Çeşitli argümanlar ve politikalarla açıkça yoksullardan zenginlere doğru bir servet transferi yaşandı. Sözümona “faiz karşıtlığı” gibi takdim edilen ancak rantiyenin çok daha büyük kazançlar elde etmesine neden olan (enflasyon yüksek olduğu için yersiz) “düşük faiz politikası” da, KKM de bu servet transferini hızlandırdı. Zenginin daha zengin, yoksulun daha yoksul olması, gelir dağılımının daha da bozulması, yani bir yönden de adaletsizliğin yaygınlaşması da sosyal bir patlama sayılmaz mı? İnsanlar arasında ikilik değil midir bu?

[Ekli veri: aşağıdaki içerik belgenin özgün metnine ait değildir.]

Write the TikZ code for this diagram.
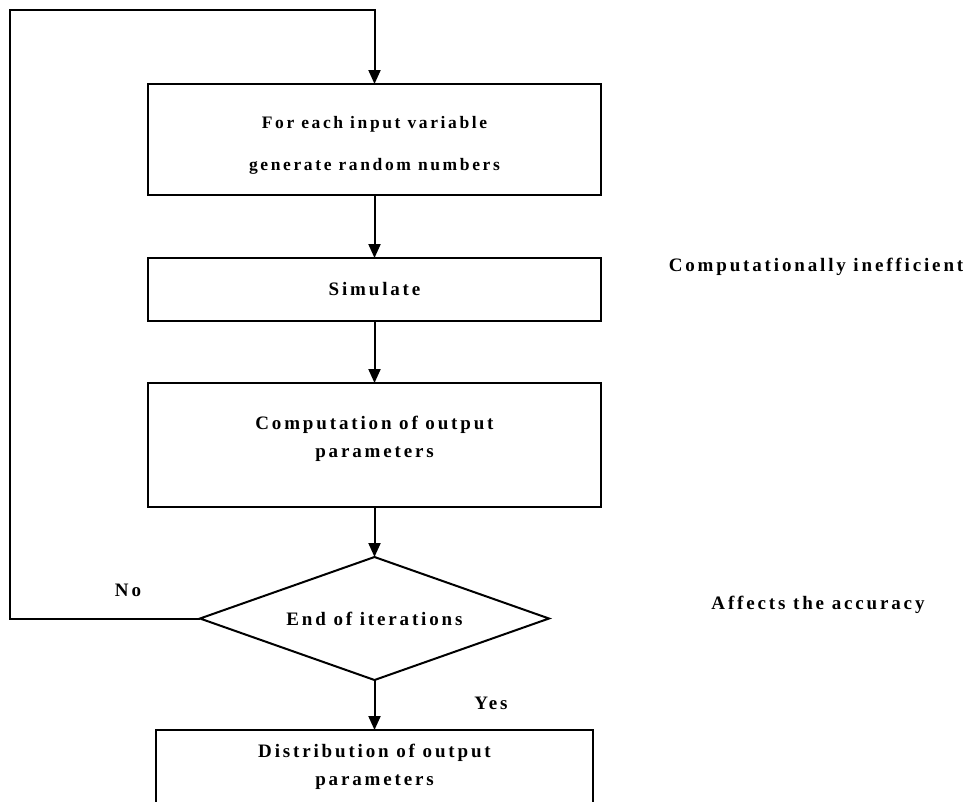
\documentclass[tikz,border=0pt]{standalone}
\usepackage{fontspec}
\setmainfont{Liberation Serif}[LetterSpace=15]
\usetikzlibrary{positioning,shapes.geometric,arrows.meta}

\begin{document}
\begin{tikzpicture}[x=1pt,y=-1pt,
    stepbox/.style={draw,rectangle,line width=2pt,outer sep=0pt,minimum width=453pt,align=center,
      font=\fontsize{19}{28}\selectfont\bfseries},
    decision/.style={draw,diamond,line width=2pt,outer sep=0pt,inner sep=0pt,shape aspect=2.84,
      minimum width=349pt,minimum height=123pt,font=\fontsize{19}{28}\selectfont\bfseries},
    remark/.style={font=\fontsize{19}{28}\selectfont\bfseries},
    flow/.style={-{Triangle[width=12pt,length=14pt]},line width=2pt}]
    \clip (0,0) rectangle (973,801);

    \node[stepbox,minimum height=111pt,text height=65pt,font=\fontsize{17.5}{42}\selectfont\bfseries] (gen) at (374.5,139.5) {For each input variable\\generate random numbers};
    \node[stepbox,minimum height=63pt,below=63pt of gen] (sim) {Simulate};
    \node[stepbox,minimum height=124pt,text depth=16pt,below=62pt of sim] (comp) {Computation of output\\parameters};
    \node[decision,below=50pt of comp] (iter) {End of iterations};
    \node[stepbox,minimum width=437pt,minimum height=74pt,below=50pt of iter] (dist) {Distribution of output\\parameters};

    \node[remark] (ineff) at (816,267) {Computationally inefficient};
    \node[remark] (acc) at (818,605) {Affects the accuracy};
    \node[remark] (no) at (128,590) {No};
    \node[remark] (yes) at (491,703) {Yes};

    \coordinate (loop) at (10,10);

    % arrows
    \draw[flow] (gen) -- (sim);
    \draw[flow] (sim) -- (comp);
    \draw[flow] (comp) -- (iter);
    \draw[flow] (iter) -- (dist);
    \draw[flow] (iter.west) -| (loop) -| (gen.north);

\end{tikzpicture}
\end{document}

Kötü ekonominin ahlakı da bozduğu gerçeği, toplumun zerrelerine sirayet ediyor, ancak farkında olan veya umursayan yok. İnsanların, gelir elde edebilmek için gayri meşru ve gayri ahlaki yolara sevk olunması bir “sosyal patlama” değil midir mesela? Sokakların normal insanların için tehlikeli yerlere dönüşmesi, namussuzların, suçluların hiçbir şeyden korkmadan daha da fazla suç işler hale gelmesi ve namusluları koruyacak mekanizmaların da yetersiz olması nedir peki?
Gençlerin büyük bir bölümünün ülke gündemini, meselelerini takip etmeyi bırakması, kafa yormaması, bu ülkede bir gelecek görmediklerini belirterek yurt dışına gitmeyi düşlemeleri, üstelik de bunu herhangi bir kariyer planlaması dahilinde değil de “ne iş olsa yaparım” çerçevesinde ele almaları, bir şeylerin çoktan “patlamış” olduğunu göstermez mi?
Okullarına temizlik maddesi dahi koyamayan, temizlik görevlisi dahi istihdam edemeyen, okulun A4 kağıt, tahta kalemi, hatta damga pulu ihtiyacını bile vatandaşa havale eden Milli Eğitim Bakanlığı, okulların önüne hatta içine kadar girmiş olan uyuşturucu belasına harcayacağı enerjisini her şeyi halletmiş gibi müfredat değiştirmeye harcıyor mesela. İnsan yetiştirmek gibi hayati bir meseleyi çoktan ıskalamış bir ülke durumundayız, bunun örneklerini sokakta, otobüste, çarşıda, günlük hayatın her alanında durmasını, oturmasını, kalkmasını, konuşmasını bilmeyen genç yığınları nezdinde görmek mümkündür. Heba olan nesiller sosyal patlama değil midir?
İTO Başkanı Şekib Avdagiç, “Türkiye’de OECD’ye göre 18 ve 24 yaş arasındaki 100 gençten 31’i ne bir okulda eğitim alıyor ne de bir işte çalışıyor. Ne okulda ne işte olan 3,5 milyon gençten 1 milyonunu iş dünyasına katmak için yapacaklarımızı, enflasyon ve dolar kurundan önce konuşmak zorundayız.” dedi geçtiğimiz günlerde.
Ne yaptığı bilinmeyen 3,5 milyon gençten ala sosyal patlama mı olur? Birilerinin sosyal patlama yaşadığımıza ikna olması için ille banka şubesi mi basılması gerek Arjantin’deki gibi?